Problem Summary

A Bentonville restaurant operating in the $5k–$20k monthly revenue range reports a 40% decline in lunch covers following the opening of a direct competitor within 200 meters. Food cost is currently at 38% of revenue. The operator cannot absorb a price reduction without margin collapse. Primary pressure: competition, secondary constraint: margin.

Mechanism

The cover decline is not purely attributable to the competitor's existence. At 38% food cost, this operator was already margin-constrained before competitive entry — meaning the buffer to absorb demand volatility was thin. The competitor did not create the problem; it exposed it. The underlying mechanism is a pricing structure that optimized for volume at the expense of resilience. A 40% volume drop on a thin-margin model produces a disproportionate cash impact.

The strategic question is not "how do we get those covers back." It is: "What is this business actually good at that the new competitor cannot replicate easily?"

Constraints

Compress the Menu, Own a Time Slot

  • Reduce lunch menu to 5–7 high-margin items. Remove lowest-margin dishes.
  • Target one underserved time slot the competitor doesn't own (early lunch 11–12, late lunch 1:30–3, or pre-dinner).
  • Build a $12–$15 lunch special that communicates value without discounting.
  • Measure: food cost % after menu reduction (target: from 38% to 32–34%).
  • Reversibility: HIGH. Menu changes can be reversed within days.

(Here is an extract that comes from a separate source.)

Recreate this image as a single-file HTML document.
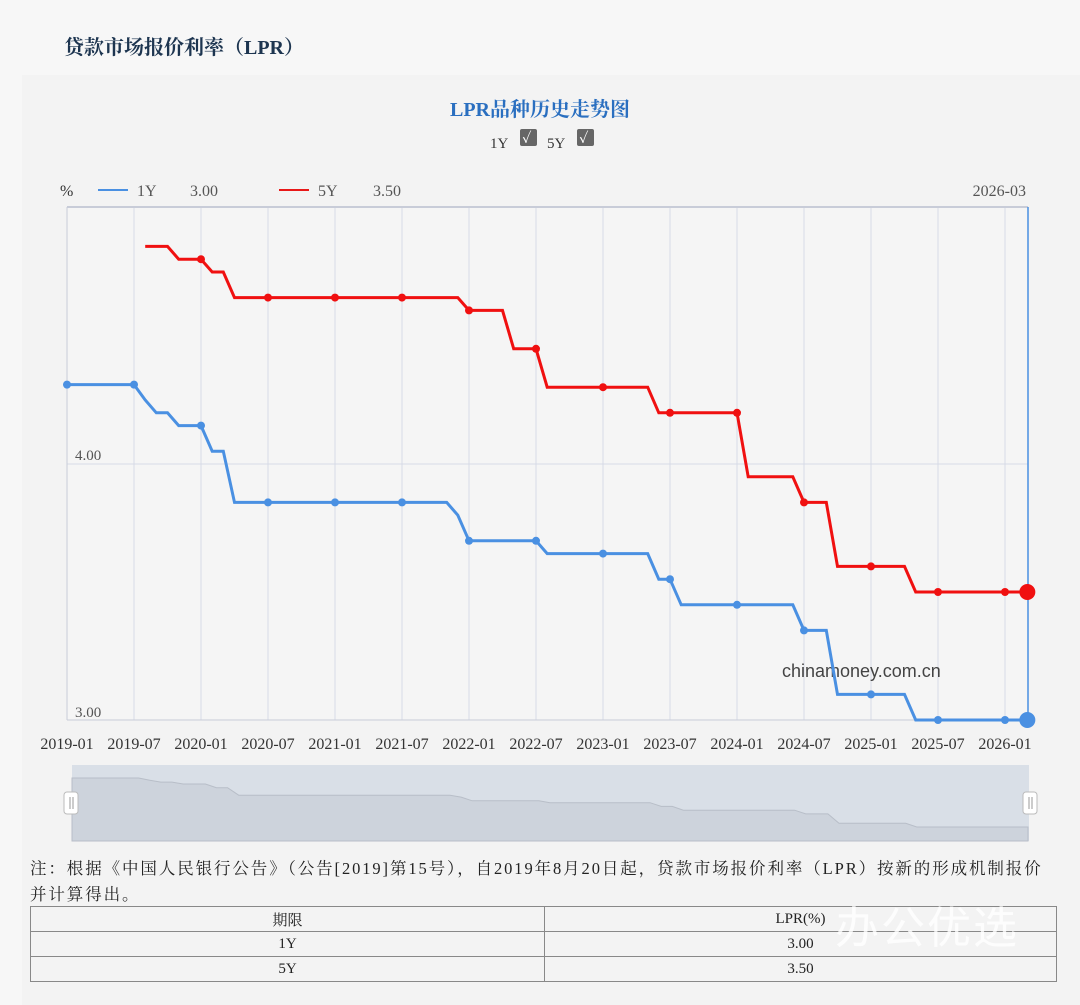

Build a Repeat Customer Layer

  • Launch a simple punch card or digital loyalty program targeting regulars, not new customers.
  • Identify top 20% of covers by frequency — these are the business. Map what they order and when.
  • Create a reason for them to return specifically for lunch: a weekly rotating item, a standing reservation, a priority order window.
  • Measure: weekly repeat cover rate (baseline vs 60-day target).
  • Reversibility: MEDIUM. Loyalty program creates expectations — exit carefully if needed.

Shift Revenue Mix Away from Lunch

  • If lunch covers remain depressed after 45 days: shift kitchen capacity toward dinner or catering.
  • Bentonville's corporate ecosystem (Walmart, suppliers, agencies) generates consistent catering demand — explore 3–5 direct outreach calls to local offices.
  • A single corporate lunch contract at $800–$1,200/event replaces 40+ covers with one decision.
  • Measure: catering revenue as % of total (target: 15% within 90 days).
  • Reversibility: HIGH for initial outreach. LOW if kitchen operations are restructured for catering.

What to Watch

First Irreversible Step

Cut the menu. Identify the 3 lowest-margin lunch items and remove them this week. This is the only move that immediately improves your structural position without spending money or making external commitments. Everything else follows from here.

Risks and Assumptions

  • Assumption: The 40% cover decline is primarily attributable to competitive entry, not seasonal variation or unrelated factors (e.g., parking, reviews).
  • Assumption: Regulars are currently returning at a rate that can be measured and acted on.
  • Risk: Menu compression may disappoint existing customers expecting prior options. Communicate changes directly.
  • Risk: Catering pivot requires operational capacity not currently deployed. Do not pursue Track C until Track A shows results.
  • Note: This plan does not constitute legal or financial advice. Consult a licensed accountant before restructuring cost categories or cash allocation.